[Rows from a dataset of charts and code]
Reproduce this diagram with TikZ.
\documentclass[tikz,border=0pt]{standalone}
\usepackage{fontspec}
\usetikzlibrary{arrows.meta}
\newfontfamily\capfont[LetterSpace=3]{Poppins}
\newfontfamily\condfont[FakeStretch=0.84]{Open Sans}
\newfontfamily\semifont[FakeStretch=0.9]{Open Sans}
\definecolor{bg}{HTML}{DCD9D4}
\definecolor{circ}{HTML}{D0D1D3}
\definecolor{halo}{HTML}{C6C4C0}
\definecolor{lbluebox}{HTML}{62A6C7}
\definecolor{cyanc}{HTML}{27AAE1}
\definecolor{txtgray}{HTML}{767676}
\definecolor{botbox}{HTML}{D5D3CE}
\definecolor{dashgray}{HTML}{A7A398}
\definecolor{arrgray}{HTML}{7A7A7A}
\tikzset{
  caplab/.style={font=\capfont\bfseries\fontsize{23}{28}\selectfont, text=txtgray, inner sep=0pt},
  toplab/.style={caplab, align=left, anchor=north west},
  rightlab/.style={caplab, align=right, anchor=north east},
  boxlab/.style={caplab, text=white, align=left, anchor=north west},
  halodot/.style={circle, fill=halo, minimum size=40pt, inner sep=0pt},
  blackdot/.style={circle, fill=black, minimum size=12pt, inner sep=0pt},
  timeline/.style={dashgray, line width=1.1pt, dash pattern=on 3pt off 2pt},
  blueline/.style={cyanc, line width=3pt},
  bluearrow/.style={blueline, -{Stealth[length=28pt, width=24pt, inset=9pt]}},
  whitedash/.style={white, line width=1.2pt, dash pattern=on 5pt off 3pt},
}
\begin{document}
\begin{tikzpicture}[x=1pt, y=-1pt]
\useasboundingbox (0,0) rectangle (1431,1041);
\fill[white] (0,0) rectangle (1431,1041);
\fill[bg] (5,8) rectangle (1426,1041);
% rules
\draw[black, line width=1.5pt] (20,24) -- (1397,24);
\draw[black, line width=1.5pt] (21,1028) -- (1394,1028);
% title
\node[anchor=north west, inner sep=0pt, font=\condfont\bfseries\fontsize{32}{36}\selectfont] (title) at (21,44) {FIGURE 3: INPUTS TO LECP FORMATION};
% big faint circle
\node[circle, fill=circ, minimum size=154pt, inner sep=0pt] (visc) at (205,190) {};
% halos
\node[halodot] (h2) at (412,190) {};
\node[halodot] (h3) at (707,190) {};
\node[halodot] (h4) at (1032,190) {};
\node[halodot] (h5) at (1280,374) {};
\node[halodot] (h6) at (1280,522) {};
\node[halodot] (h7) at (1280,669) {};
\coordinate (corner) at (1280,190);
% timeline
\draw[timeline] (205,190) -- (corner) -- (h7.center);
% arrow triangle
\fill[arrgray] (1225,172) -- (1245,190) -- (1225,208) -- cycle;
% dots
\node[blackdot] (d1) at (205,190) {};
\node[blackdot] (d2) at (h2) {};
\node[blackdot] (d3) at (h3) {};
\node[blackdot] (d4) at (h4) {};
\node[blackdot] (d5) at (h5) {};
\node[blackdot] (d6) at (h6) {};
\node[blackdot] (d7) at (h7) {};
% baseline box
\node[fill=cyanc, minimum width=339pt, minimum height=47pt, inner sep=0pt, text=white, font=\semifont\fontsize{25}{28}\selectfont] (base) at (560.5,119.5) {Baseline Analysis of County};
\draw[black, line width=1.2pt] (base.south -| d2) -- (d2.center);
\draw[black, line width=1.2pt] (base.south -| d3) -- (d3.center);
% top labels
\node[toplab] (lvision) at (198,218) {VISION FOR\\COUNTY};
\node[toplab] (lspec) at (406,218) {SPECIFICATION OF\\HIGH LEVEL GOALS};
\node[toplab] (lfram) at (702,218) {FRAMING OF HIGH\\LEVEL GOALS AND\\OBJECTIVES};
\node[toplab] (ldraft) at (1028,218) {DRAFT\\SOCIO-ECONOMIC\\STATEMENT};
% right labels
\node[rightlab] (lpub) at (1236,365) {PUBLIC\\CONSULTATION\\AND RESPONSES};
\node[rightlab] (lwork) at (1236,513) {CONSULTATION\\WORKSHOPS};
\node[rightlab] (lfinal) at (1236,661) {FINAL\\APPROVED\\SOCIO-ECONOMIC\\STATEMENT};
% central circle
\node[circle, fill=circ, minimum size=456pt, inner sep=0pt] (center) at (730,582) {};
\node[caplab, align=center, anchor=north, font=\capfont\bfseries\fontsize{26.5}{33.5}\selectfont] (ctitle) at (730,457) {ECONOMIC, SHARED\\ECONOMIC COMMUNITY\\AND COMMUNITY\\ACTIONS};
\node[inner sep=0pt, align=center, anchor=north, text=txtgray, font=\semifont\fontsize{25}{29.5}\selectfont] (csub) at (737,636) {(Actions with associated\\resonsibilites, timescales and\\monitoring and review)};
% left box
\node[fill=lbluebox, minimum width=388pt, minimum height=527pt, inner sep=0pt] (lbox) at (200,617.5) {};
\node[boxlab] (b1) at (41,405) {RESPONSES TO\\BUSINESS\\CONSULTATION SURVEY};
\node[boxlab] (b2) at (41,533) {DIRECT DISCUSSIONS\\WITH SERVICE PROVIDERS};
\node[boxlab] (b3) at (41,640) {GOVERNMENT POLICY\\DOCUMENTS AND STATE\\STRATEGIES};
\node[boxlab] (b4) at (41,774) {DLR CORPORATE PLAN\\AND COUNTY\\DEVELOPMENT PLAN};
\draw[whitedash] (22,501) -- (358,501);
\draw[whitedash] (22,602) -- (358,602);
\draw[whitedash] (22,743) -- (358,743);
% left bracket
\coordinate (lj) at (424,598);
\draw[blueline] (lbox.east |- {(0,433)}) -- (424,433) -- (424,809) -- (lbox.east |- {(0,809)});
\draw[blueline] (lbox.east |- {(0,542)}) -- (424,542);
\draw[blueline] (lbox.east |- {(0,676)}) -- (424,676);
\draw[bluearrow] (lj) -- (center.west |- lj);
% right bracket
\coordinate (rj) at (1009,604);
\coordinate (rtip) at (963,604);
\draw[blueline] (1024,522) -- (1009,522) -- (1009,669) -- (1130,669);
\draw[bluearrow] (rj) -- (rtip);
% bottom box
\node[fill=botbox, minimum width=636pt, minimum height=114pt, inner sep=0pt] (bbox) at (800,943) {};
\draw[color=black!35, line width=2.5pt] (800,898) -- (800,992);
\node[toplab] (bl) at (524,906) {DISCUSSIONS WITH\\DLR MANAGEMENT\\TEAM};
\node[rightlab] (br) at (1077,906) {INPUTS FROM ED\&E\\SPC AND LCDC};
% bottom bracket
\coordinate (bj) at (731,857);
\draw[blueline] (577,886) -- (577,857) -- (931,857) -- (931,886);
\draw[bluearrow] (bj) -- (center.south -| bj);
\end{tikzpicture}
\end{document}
...
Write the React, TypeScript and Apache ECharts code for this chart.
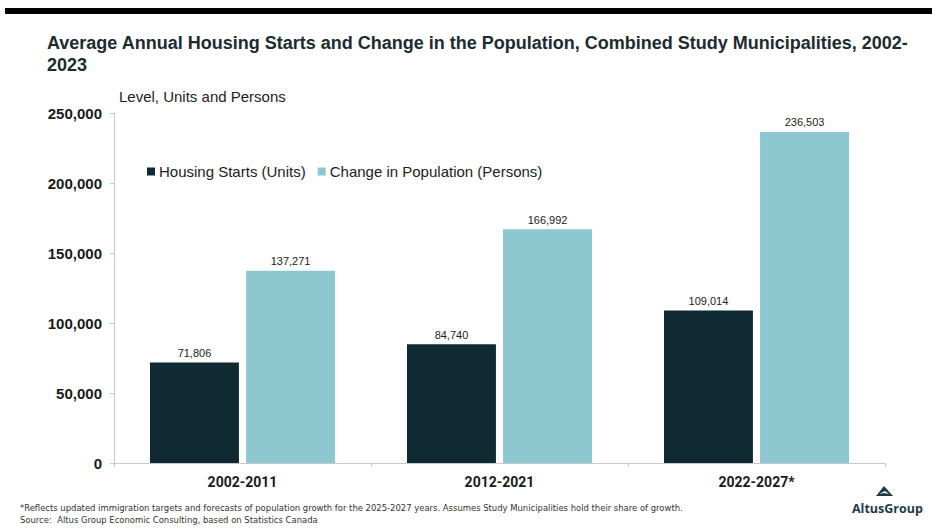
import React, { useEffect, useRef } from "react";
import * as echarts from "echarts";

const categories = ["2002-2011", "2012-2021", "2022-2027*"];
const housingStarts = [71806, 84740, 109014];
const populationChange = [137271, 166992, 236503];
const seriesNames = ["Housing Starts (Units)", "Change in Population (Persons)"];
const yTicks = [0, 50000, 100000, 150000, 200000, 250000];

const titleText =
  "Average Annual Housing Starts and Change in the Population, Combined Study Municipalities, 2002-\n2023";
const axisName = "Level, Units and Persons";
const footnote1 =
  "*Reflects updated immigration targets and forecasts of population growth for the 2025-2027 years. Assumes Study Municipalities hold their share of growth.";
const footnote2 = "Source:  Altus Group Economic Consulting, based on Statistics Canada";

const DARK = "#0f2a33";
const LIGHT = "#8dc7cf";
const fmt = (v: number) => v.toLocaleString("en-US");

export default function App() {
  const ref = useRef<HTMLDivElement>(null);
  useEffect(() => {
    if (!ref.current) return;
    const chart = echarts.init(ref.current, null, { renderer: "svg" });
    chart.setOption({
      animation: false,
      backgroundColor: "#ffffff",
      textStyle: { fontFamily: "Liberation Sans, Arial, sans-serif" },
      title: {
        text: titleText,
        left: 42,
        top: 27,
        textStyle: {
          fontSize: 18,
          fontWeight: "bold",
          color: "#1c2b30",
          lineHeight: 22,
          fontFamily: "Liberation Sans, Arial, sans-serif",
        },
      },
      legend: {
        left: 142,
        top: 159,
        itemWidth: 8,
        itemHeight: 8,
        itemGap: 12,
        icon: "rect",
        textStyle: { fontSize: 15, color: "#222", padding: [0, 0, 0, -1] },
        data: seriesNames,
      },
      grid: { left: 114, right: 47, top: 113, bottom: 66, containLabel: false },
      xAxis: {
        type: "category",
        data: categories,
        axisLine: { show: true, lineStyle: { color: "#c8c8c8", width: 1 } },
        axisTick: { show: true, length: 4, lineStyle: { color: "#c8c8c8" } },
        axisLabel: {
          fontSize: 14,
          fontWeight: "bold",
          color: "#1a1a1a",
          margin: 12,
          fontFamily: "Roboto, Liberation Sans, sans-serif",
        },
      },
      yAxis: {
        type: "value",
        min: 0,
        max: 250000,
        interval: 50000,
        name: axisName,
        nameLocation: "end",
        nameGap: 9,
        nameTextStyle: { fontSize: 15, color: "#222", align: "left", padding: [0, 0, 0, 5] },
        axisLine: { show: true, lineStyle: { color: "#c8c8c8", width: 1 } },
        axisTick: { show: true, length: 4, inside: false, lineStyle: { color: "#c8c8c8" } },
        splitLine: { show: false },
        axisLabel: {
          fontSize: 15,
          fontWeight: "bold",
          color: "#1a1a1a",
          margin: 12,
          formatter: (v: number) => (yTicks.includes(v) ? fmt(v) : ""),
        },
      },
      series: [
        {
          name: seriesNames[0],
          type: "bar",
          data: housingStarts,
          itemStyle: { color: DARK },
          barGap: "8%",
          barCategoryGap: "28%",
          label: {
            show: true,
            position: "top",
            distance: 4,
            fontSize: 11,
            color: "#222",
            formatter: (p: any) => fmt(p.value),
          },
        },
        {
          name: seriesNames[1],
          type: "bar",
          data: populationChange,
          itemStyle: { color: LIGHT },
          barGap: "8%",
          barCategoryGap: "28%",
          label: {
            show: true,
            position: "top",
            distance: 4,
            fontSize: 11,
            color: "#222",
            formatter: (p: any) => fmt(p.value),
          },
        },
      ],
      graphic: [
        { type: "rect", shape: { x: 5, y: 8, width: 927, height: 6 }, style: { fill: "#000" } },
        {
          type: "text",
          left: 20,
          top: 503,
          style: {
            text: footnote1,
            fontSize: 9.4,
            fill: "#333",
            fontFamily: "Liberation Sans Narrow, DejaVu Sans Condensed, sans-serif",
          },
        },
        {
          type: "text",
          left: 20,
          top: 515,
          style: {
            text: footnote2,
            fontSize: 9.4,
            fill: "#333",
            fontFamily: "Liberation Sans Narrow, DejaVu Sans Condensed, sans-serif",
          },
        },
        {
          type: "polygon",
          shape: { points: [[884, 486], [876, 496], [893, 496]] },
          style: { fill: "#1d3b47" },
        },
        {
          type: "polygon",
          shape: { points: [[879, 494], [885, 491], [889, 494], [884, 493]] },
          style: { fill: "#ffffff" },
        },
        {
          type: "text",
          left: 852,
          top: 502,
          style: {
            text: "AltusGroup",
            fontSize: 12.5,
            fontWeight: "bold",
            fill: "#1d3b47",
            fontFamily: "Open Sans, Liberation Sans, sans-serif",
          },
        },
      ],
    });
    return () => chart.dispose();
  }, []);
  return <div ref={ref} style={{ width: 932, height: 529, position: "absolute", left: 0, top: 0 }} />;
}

■ STATED EXERCISE: Repeat the lines above exactly, beginning with the one containing "Write the React, TypeScript" and finishing with the one containing "const fmt = (v: number)". No pictures belong in the copy.

■ RIGHT ANSWER:
Write the React, TypeScript and Apache ECharts code for this chart.
import React, { useEffect, useRef } from "react";
import * as echarts from "echarts";

const categories = ["2002-2011", "2012-2021", "2022-2027*"];
const housingStarts = [71806, 84740, 109014];
const populationChange = [137271, 166992, 236503];
const seriesNames = ["Housing Starts (Units)", "Change in Population (Persons)"];
const yTicks = [0, 50000, 100000, 150000, 200000, 250000];

const titleText =
  "Average Annual Housing Starts and Change in the Population, Combined Study Municipalities, 2002-\n2023";
const axisName = "Level, Units and Persons";
const footnote1 =
  "*Reflects updated immigration targets and forecasts of population growth for the 2025-2027 years. Assumes Study Municipalities hold their share of growth.";
const footnote2 = "Source:  Altus Group Economic Consulting, based on Statistics Canada";

const DARK = "#0f2a33";
const LIGHT = "#8dc7cf";
const fmt = (v: number) => v.toLocaleString("en-US");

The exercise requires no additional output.